Ibn Arabi nous raconte dans ce passage sa première rencontre avec la poésie, alors qu’elle était étrangère à son monde. Il nous renseigne sur une partie de sa vie où il faisait partie de l’armée almohade et ensuite de son travail de secrétaire à la même cour almohade. Après cette période, il voit en songe les trois envoyés Jésus, Moise et Mohamed qui l’instruisent chacun d’une chose. Le premier lui enseigna l’indigence et le dépouillement ; le second la science de chez Moi (’ilm ladunni) et lui donna le disque solaire. Le troisième enfin, lui demanda de le suivre. Ensuite, il nous parle d’une seconde vision où il voit un ange qui lui apporte la sourate des poètes toute éclatante de lumière et il l’avala. Il sentit un cheveu pousser dans sa poitrine et grossir pour devenir un animal avec une tête, une langue, deux yeux et deux lèvres. L’animal jaillit de sa poitrine pour couvrir les deux horizons, l’orient et l’occident et ensuite se rétracta à son point de départ. Ibn Arabi commente cette vision en disant que sa parole atteindrait l’orient et l’occident. Il n’est pas nécessaire de s’attarder sur le rapport entre la sourate des poètes (shu’ara) et le cheveu (sha’ra) ainsi que la poésie (shi’r). Ils dérivent de la même racine. A cela s’ajoute le shu’ur (perception). La racine SH.’.R (شعر) exprime l’idée de connaître de manière immédiate et globale. La poésie est donc le lieu de cette connaissance immédiate fulgurante. La vocation d’Ibn Arabi pour la poésie s’est bâtie donc d’après ces deux visions sous l’autorité des trois grands messagers, Jésus, Moïse et Mohamed, mais également sous le magistère du Coran et notamment la sourate des poètes (Shu’ara). Cette sourate est la quatre-vingt-huitième à partie de la liminaire (fâtiha). Or 88 est la valeur numérique de l’expression Habib Allah ( l’Aimé d’Allah) à savoir Mohamed sur qui la révélation est descendue. Ainsi, Ibn Arabi clôt le faux débat sur la légitimité de la poésie à exprimer les réalités supérieures. Le Prophète ne s’est pas exprimé en poésie non parce qu’elle est de nature blâmable et inférieure mais parce qu’elle est le lieu du shu’ur, cette connaissance subtile faite de symboles et d’allusions. Or, il incombe au législateur de s’exprimer sans ambiguïté.

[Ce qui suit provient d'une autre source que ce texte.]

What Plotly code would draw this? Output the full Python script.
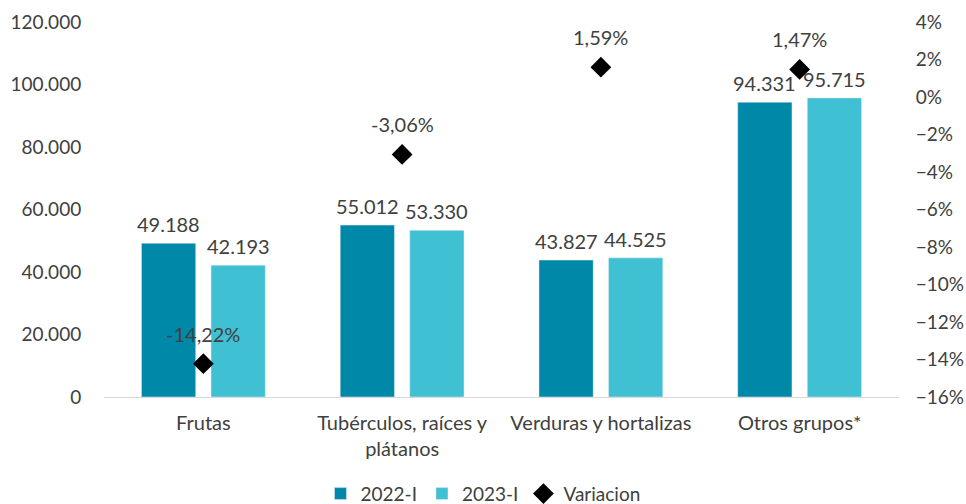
import plotly.graph_objects as go

categories = ["Frutas", "Tubérculos, raíces y<br>plátanos", "Verduras y hortalizas", "Otros grupos*"]
values_2022 = [49188, 55012, 43827, 94331]
values_2023 = [42193, 53330, 44525, 95715]
variacion = [-0.1422, -0.0306, 0.0159, 0.0147]

FONT = "Lato, sans-serif"
TXT = "#404040"
FS = 20
BAR_SHIFT = 34.8


def fmt_int(v):
    return f"{v:,}".replace(",", ".")


def fmt_pct(v):
    return f"{v * 100:.2f}%".replace(".", ",")


fig = go.Figure()
fig.add_trace(go.Bar(name="2022-I", x=categories, y=values_2022, marker_color="#0088A8"))
fig.add_trace(go.Bar(name="2023-I", x=categories, y=values_2023, marker_color="#3FC1D3"))
fig.add_trace(go.Scatter(
    name="Variacion", x=categories, y=variacion, yaxis="y2", mode="markers",
    marker=dict(symbol="diamond", size=16, color="black"), cliponaxis=False,
))

annotations = []
for cat, v in zip(categories, values_2022):
    annotations.append(dict(x=cat, y=v, xref="x", yref="y", text=fmt_int(v), showarrow=False,
                            yanchor="bottom", xshift=-BAR_SHIFT, yshift=5,
                            font=dict(size=FS, color=TXT)))
for cat, v in zip(categories, values_2023):
    annotations.append(dict(x=cat, y=v, xref="x", yref="y", text=fmt_int(v), showarrow=False,
                            yanchor="bottom", xshift=BAR_SHIFT, yshift=5,
                            font=dict(size=FS, color=TXT)))
for cat, v in zip(categories, variacion):
    annotations.append(dict(x=cat, y=v, xref="x", yref="y2", text=fmt_pct(v), showarrow=False,
                            yanchor="middle", yshift=30,
                            font=dict(size=FS, color=TXT)))

fig.update_layout(
    width=966, height=504,
    margin=dict(l=104, r=67, t=22, b=107, autoexpand=False),
    paper_bgcolor="white", plot_bgcolor="white",
    separators=",.",
    font=dict(family=FONT, size=FS, color=TXT),
    barmode="group", bargap=0.30, bargroupgap=0.22,
    showlegend=True,
    annotations=annotations,
    legend=dict(orientation="h", x=0.5, xanchor="center", xref="container",
                y=-0.258, yanchor="middle", yref="paper",
                font=dict(size=19, color=TXT), itemwidth=30, traceorder="normal"),
    xaxis=dict(showgrid=False, showline=True, linecolor="#D9D9D9", linewidth=1,
               ticks="outside", ticklen=8, tickcolor="rgba(0,0,0,0)",
               tickfont=dict(size=FS, color=TXT)),
    yaxis=dict(range=[0, 120000], dtick=20000, tickformat=",", showgrid=False,
               zeroline=False, showline=False, tickfont=dict(size=19, color=TXT),
               ticks="outside", ticklen=18, tickcolor="rgba(0,0,0,0)"),
    yaxis2=dict(range=[-0.16, 0.04], dtick=0.02, tickformat=".0%", overlaying="y",
                side="right", showgrid=False, zeroline=False, showline=False,
                tickfont=dict(size=19, color=TXT), ticks="outside", ticklen=12,
                tickcolor="rgba(0,0,0,0)"),
)

fig.write_html(
    "out.html",
    config={"displayModeBar": False},
    post_script="document.body.style.margin='0';document.body.style.overflow='hidden';",
)
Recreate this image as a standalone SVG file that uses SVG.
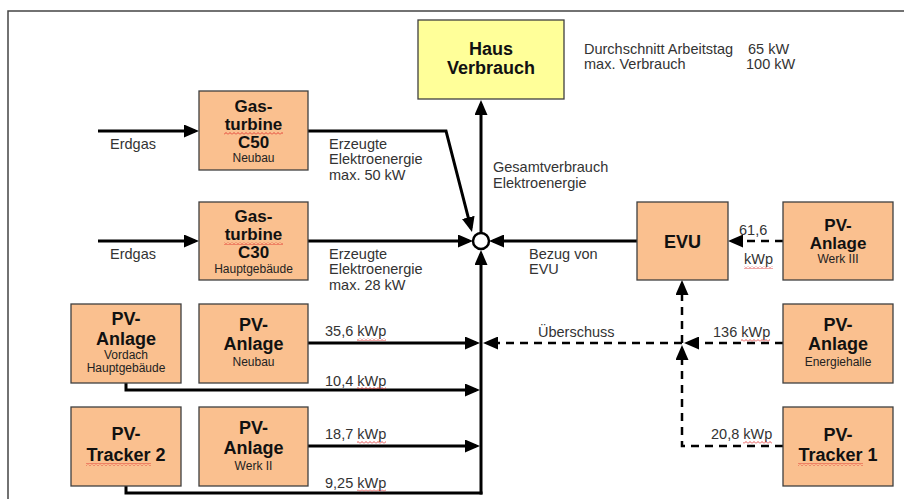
<svg xmlns="http://www.w3.org/2000/svg" width="904" height="499" viewBox="0 0 904 499">
<style>
.box{fill:#FAC08F;stroke:#3f3f3f;stroke-width:1.3}
.haus{fill:#FFFF99;stroke:#3f3f3f;stroke-width:1.3}
.t{font-family:"Liberation Sans",Arial,sans-serif;font-weight:bold;font-size:18px;fill:#111;text-anchor:middle}
.t2{font-size:17px}
.s{font-family:"Liberation Sans",Arial,sans-serif;font-size:12px;fill:#222;text-anchor:middle}
.l{font-family:"Liberation Sans",Arial,sans-serif;font-size:14.5px;fill:#333}
.ln{fill:none;stroke:#000;stroke-width:3}
.dl{fill:none;stroke:#000;stroke-width:2.5;stroke-dasharray:8,6}
.wv{fill:url(#wave)}
</style>
<defs>
<marker id="ah" viewBox="0 0 15 13" refX="11" refY="6.5" markerWidth="15" markerHeight="13" markerUnits="userSpaceOnUse" orient="auto">
<path d="M0,0 L15,6.5 L0,13 z" fill="#000"/>
</marker>
<pattern id="wave" patternUnits="userSpaceOnUse" width="4" height="3">
<path d="M0,2.5 L2,0.5 L4,2.5" fill="none" stroke="#d22" stroke-width="0.8"/>
</pattern>
</defs>
<rect width="904" height="499" fill="#fff"/>
<path d="M904,11 L8,11 L8,499" fill="none" stroke="#444" stroke-width="1.5"/>

<g id="connectors">
<path class="ln" d="M98,131 L195,131" marker-end="url(#ah)"/>
<path class="ln" d="M98,241 L195,241" marker-end="url(#ah)"/>
<path class="ln" d="M308,131 L446,131 L471,228.1" marker-end="url(#ah)"/>
<path class="ln" d="M308,241 L469,241" marker-end="url(#ah)"/>
<path class="ln" d="M637,241 L493,241" marker-end="url(#ah)"/>
<path class="ln" d="M481,233 L481,104" marker-end="url(#ah)"/>
<path class="ln" d="M481,494.5 L481,254" marker-end="url(#ah)"/>
<path class="ln" d="M308,343 L476,343" marker-end="url(#ah)"/>
<path class="ln" d="M126,383 L126,390 L476,390" marker-end="url(#ah)"/>
<path class="ln" d="M308,446 L476,446" marker-end="url(#ah)"/>
<path class="ln" d="M126,486 L126,493 L482.5,493"/>
<circle cx="481" cy="241" r="8" fill="#fff" stroke="#000" stroke-width="2.5"/>
<path class="dl" d="M682,343 L487,343" marker-end="url(#ah)"/>
<path class="dl" d="M783,343 L688,343" marker-end="url(#ah)"/>
<path class="dl" d="M783,241 L732,241" marker-end="url(#ah)"/>
<path class="dl" d="M783,446 L682,446 L682,349" marker-end="url(#ah)"/>
<path class="dl" d="M682,343 L682,284" marker-end="url(#ah)"/>
</g>

<g id="labels">
<text class="l" x="110" y="149">Erdgas</text>
<text class="l" x="110" y="259">Erdgas</text>
<text class="l" x="329" y="149">Erzeugte</text>
<text class="l" x="329" y="164">Elektroenergie</text>
<text class="l" x="329" y="180">max. 50 kW</text>
<text class="l" x="329" y="259">Erzeugte</text>
<text class="l" x="329" y="274">Elektroenergie</text>
<text class="l" x="329" y="290">max. 28 kW</text>
<text class="l" x="493" y="172">Gesamtverbrauch</text>
<text class="l" x="493" y="188">Elektroenergie</text>
<text class="l" x="529" y="259">Bezug von</text>
<text class="l" x="529" y="274">EVU</text>
<text class="l" x="584" y="54">Durchschnitt Arbeitstag</text>
<text class="l" x="748" y="54">65 kW</text>
<text class="l" x="584" y="69">max. Verbrauch</text>
<text class="l" x="746" y="69">100 kW</text>
<text class="l" x="739" y="235">61,6</text>
<text class="l" x="744" y="264">kWp</text>
<text class="l" x="325" y="336">35,6 kWp</text>
<text class="l" x="325" y="386">10,4 kWp</text>
<text class="l" x="325" y="439">18,7 kWp</text>
<text class="l" x="325" y="488">9,25 kWp</text>
<text class="l" x="538" y="337">Überschuss</text>
<text class="l" x="713" y="337">136 kWp</text>
<text class="l" x="711" y="439">20,8 kWp</text>
<rect class="wv" x="357" y="338" width="29" height="3"/>
<rect class="wv" x="357" y="387" width="29" height="2.5"/>
<rect class="wv" x="357" y="441" width="29" height="3"/>
<rect class="wv" x="357" y="489.5" width="29" height="2.5"/>
<rect class="wv" x="741" y="339" width="29" height="3"/>
<rect class="wv" x="743" y="441" width="29" height="3"/>
<rect class="wv" x="744" y="266" width="29" height="3"/>
</g>

<g id="haus">
<rect class="haus" x="418" y="20" width="146" height="79"/>
<text class="t" x="491" y="55">Haus</text>
<text class="t" x="491" y="74">Verbrauch</text>
</g>

<g id="gasturbine-c50">
<rect class="box" x="199" y="91" width="109" height="79"/>
<text class="t t2" x="253.5" y="112">Gas-</text>
<text class="t t2" x="253.5" y="130">turbine</text>
<text class="t t2" x="253.5" y="148">C50</text>
<text class="s" x="253.5" y="162">Neubau</text>
<rect class="wv" x="224" y="132" width="59" height="3"/>
</g>

<g id="gasturbine-c30">
<rect class="box" x="199" y="202" width="109" height="78"/>
<text class="t t2" x="253.5" y="222">Gas-</text>
<text class="t t2" x="253.5" y="240">turbine</text>
<text class="t t2" x="253.5" y="258">C30</text>
<text class="s" x="253.5" y="273">Hauptgebäude</text>
<rect class="wv" x="224" y="242" width="59" height="3"/>
</g>

<g id="evu">
<rect class="box" x="637" y="202" width="91" height="78"/>
<text class="t" x="682.5" y="248">EVU</text>
</g>

<g id="pv-werk3">
<rect class="box" x="783" y="202" width="110" height="78"/>
<text class="t t2" x="838" y="231">PV-</text>
<text class="t t2" x="838" y="249">Anlage</text>
<text class="s" x="838" y="263">Werk III</text>
</g>

<g id="pv-vordach">
<rect class="box" x="71" y="304" width="110" height="79"/>
<text class="t" x="126" y="325">PV-</text>
<text class="t" x="126" y="345">Anlage</text>
<text class="s" x="126" y="359">Vordach</text>
<text class="s" x="126" y="372">Hauptgebäude</text>
</g>

<g id="pv-neubau">
<rect class="box" x="199" y="304" width="109" height="79"/>
<text class="t" x="253.5" y="331">PV-</text>
<text class="t" x="253.5" y="350">Anlage</text>
<text class="s" x="253.5" y="366">Neubau</text>
</g>

<g id="pv-energiehalle">
<rect class="box" x="783" y="304" width="110" height="79"/>
<text class="t" x="838" y="331">PV-</text>
<text class="t" x="838" y="350">Anlage</text>
<text class="s" x="838" y="366">Energiehalle</text>
</g>

<g id="pv-tracker2">
<rect class="box" x="71" y="407" width="110" height="79"/>
<text class="t" x="126" y="440">PV-</text>
<text class="t" x="126" y="461">Tracker 2</text>
<rect class="wv" x="86" y="463" width="65" height="3"/>
</g>

<g id="pv-werk2">
<rect class="box" x="199" y="407" width="109" height="79"/>
<text class="t" x="253.5" y="434">PV-</text>
<text class="t" x="253.5" y="454">Anlage</text>
<text class="s" x="253.5" y="470">Werk II</text>
</g>

<g id="pv-tracker1">
<rect class="box" x="783" y="407" width="110" height="79"/>
<text class="t" x="838" y="441">PV-</text>
<text class="t" x="838" y="461">Tracker 1</text>
<rect class="wv" x="798" y="463" width="65" height="3"/>
</g>
</svg>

Le bayt as-shi’r, littéralement, la maison de la poésie est donc à l’image du bayt ash-sh’ar, maison en poil du bédouin, c’est-à-dire la tente qui vogue sur un océan de sable. Le poème est un vaisseau qui permet de voyager à travers les réalités supérieures comme l’est la tente du bédouin qui se déplace dans l’immensité du désert. L’initiation est donc un voyage à travers le langage poétique apte à décrire les subtilités du Mundus Imaginalis. La poésie pour Ibn Arabi est aussi un mur constitué de pierres, c’est-à-dire de mots. Le mur de la poésie correspond à l’image donnée par le Prophète sur le mur de la Prophétie constitué de briques qui sont les Prophètes. Il manquait une brique à ce mur qui fut rempli par le sceau des Prophètes. Ibn Arabi lui-même a eu une vision similaire où il s’est vu combler l’emplacement de deux briques, une en or et l’autre en argent, sur le mur de la walaya ou sainteté. Or Ibn Arabi est le sceau de la sainteté Muhammadienne qui est l’héritier par excellence du Prophète.